Communities help support one another by:

  • Checking up on physical & mental health
  • Offering advice
  • Giving an outlet to vent
  • Listening to concerns
  • Relieving stress

If you don’t have an existing community around you, build it. Communities can be local to you or online if you can connect with others meaningfully. Starting with other online creators in a similar field can make it easier to find a point of connection to kick off a relationship.

Work in Batches

Creativity comes and goes. After burnout or any mental exhaustion, your creativity and motivation might be a little more scattered than before. Instead of trying to force yourself to focus and be creative on demand, work around your mind.

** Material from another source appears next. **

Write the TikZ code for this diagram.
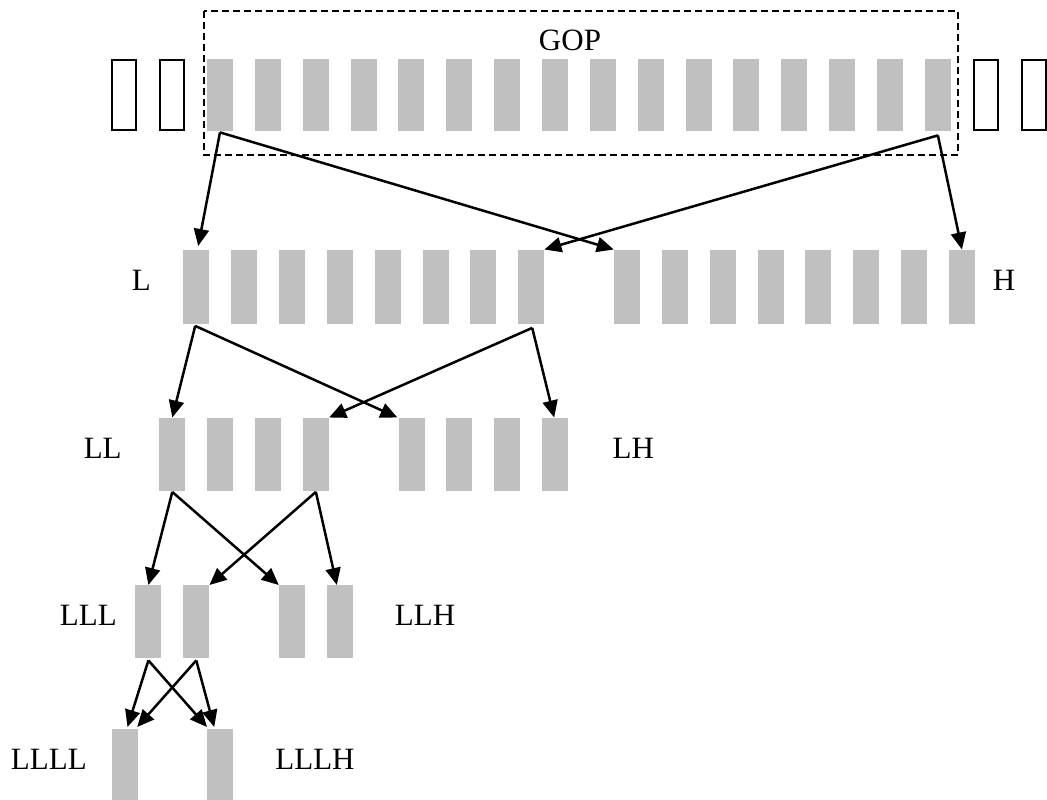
\documentclass[tikz,border=0pt]{standalone}
\usepackage{fontspec}
\setmainfont{Liberation Serif}
\usetikzlibrary{arrows.meta}
\definecolor{framegray}{RGB}{192,192,192}
\tikzset{
  frame/.style={fill=framegray, draw=none, inner sep=0pt, minimum width=26pt, minimum height=73pt, anchor=north west},
  emptyframe/.style={draw=black, line width=2pt, fill=none, inner sep=0pt, minimum width=24pt, minimum height=70pt},
  lbl/.style={anchor=base, inner sep=0pt, font=\fontsize{31}{31}\selectfont},
  arr/.style={line width=2.5pt, -{Triangle[length=17pt,width=15pt]}},
  gopbox/.style={draw=black, line width=1.5pt, dash pattern=on 7pt off 4pt}
}
\begin{document}
\begin{tikzpicture}[x=1pt,y=-1pt]
\useasboundingbox (0,0) rectangle (1047,800);
\def\p{47.86}
% top row
\foreach \i in {0,...,15} {
  \node[frame, minimum height=72pt] (t\i) at ({206.8+\i*\p},59) {};
}
\node[emptyframe] (e0) at (124.2,95) {};
\node[emptyframe] (e1) at (171.9,95) {};
\node[emptyframe] (e2) at (985.8,95) {};
\node[emptyframe] (e3) at (1033.5,95) {};
\draw[gopbox] (204,11) rectangle (958,155);
\node[lbl] (gop) at (570,51) {GOP};
% L / H row
\foreach \i in {0,...,7} {
  \node[frame, minimum height=73.5pt] (l\i) at ({183+\i*\p},250) {};
  \node[frame, minimum height=73.5pt] (h\i) at ({183+(\i+9)*\p},250) {};
}
\node[lbl] (labL) at (141.3,290) {L};
\node[lbl] (labH) at (1004,290) {H};
% LL / LH row
\foreach \i in {0,...,3} {
  \node[frame] (ll\i) at ({159.1+\i*\p},417.5) {};
  \node[frame] (lh\i) at ({159.1+(\i+5)*\p},417.5) {};
}
\node[lbl] (labLL) at (102.7,458) {LL};
\node[lbl] (labLH) at (633.3,458) {LH};
% LLL / LLH row
\foreach \i in {0,1} {
  \node[frame] (lll\i) at ({135.2+\i*\p},585) {};
  \node[frame] (llh\i) at ({135.2+(\i+3)*\p},585) {};
}
\node[lbl] (labLLL) at (88.3,625) {LLL};
\node[lbl] (labLLH) at (425,625) {LLH};
% LLLL / LLLH row
\node[frame] (llll0) at (111.3,729) {};
\node[frame] (lllh0) at ({111.3+2*\p},729) {};
\node[lbl] (labLLLL) at (48.8,769.3) {LLLL};
\node[lbl] (labLLLH) at (315,769.3) {LLLH};
% arrows GOP -> L/H
\draw[arr] ([yshift=-1pt]t0.south) -- ([xshift=2pt,yshift=4pt]l0.north);
\draw[arr] ([yshift=-1pt]t0.south) -- ([yshift=0.5pt]h0.north west);
\draw[arr] ([yshift=-4pt]t15.south) -- ([yshift=0.5pt]l7.north east);
\draw[arr] ([yshift=-4pt]t15.south) -- ([yshift=0.5pt]h7.north);
% L -> LL/LH
\draw[arr] ([xshift=-1pt,yshift=-2pt]l0.south) -- (ll0.north);
\draw[arr] ([xshift=-1pt,yshift=-2pt]l0.south) -- ([xshift=-1pt]lh0.north west);
\draw[arr] ([xshift=1pt,yshift=-4pt]l7.south) -- (ll3.north east);
\draw[arr] ([xshift=1pt,yshift=-4pt]l7.south) -- ([xshift=-1pt]lh3.north);
% LL -> LLL/LLH
\draw[arr] ([yshift=-1pt]ll0.south) -- (lll0.north);
\draw[arr] ([yshift=-1pt]ll0.south) -- (llh0.north west);
\draw[arr] ([yshift=-1pt]ll3.south) -- (lll1.north east);
\draw[arr] ([yshift=-1pt]ll3.south) -- ([xshift=-3pt]llh1.north);
% LLL -> LLLL/LLLH
\draw[arr] ([yshift=-2pt]lll0.south) -- ([xshift=3pt,yshift=2pt]llll0.north);
\draw[arr] ([yshift=-2pt]lll0.south) -- ([yshift=2pt]lllh0.north west);
\draw[arr] ([yshift=-2pt]lll1.south) -- ([xshift=-0.5pt,yshift=2pt]llll0.north east);
\draw[arr] ([yshift=-2pt]lll1.south) -- ([xshift=-6pt,yshift=2pt]lllh0.north);
\end{tikzpicture}
\end{document}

When inspiration hits, roll with it. Make as much as possible in that time, then use your uninspired moments for more tedious tasks like research, editing, and admin.

Batching is massively helpful when brainstorming new ideas and coming up with outlines for any content you’re creating. Inspiration hits, and you come up with one good idea after another! Let that creativity flow, and take notes to have something tangible to work with during an off day.

There’s no timeline for recovering from burnout. Sometimes you’ll wake up feeling inspired for days or weeks, while other times, you’ll struggle to get out of bed and do anything. Don’t make plans that require every day to be a good day, or you risk falling behind on your work and turning up the pressure on yourself even more.

Find Joy Somewhere Else

Last, you need to learn to seek joy and meaning outside of your work and online identity. As a creator, it’s easy to wrap your whole life and identity around what you do and the things you make. If you want to keep from burning out again, you need other things in your life that add meaning to it outside of what you create while working.

You don’t have to pick up a whole entire hobby or launch yourself into a new project outside your work. Instead, give yourself free time regularly and fill it up naturally with whatever you please. Put away anything that connects you with your work and find a new interest that feeds you, engages your mind, and gives you something to look forward to.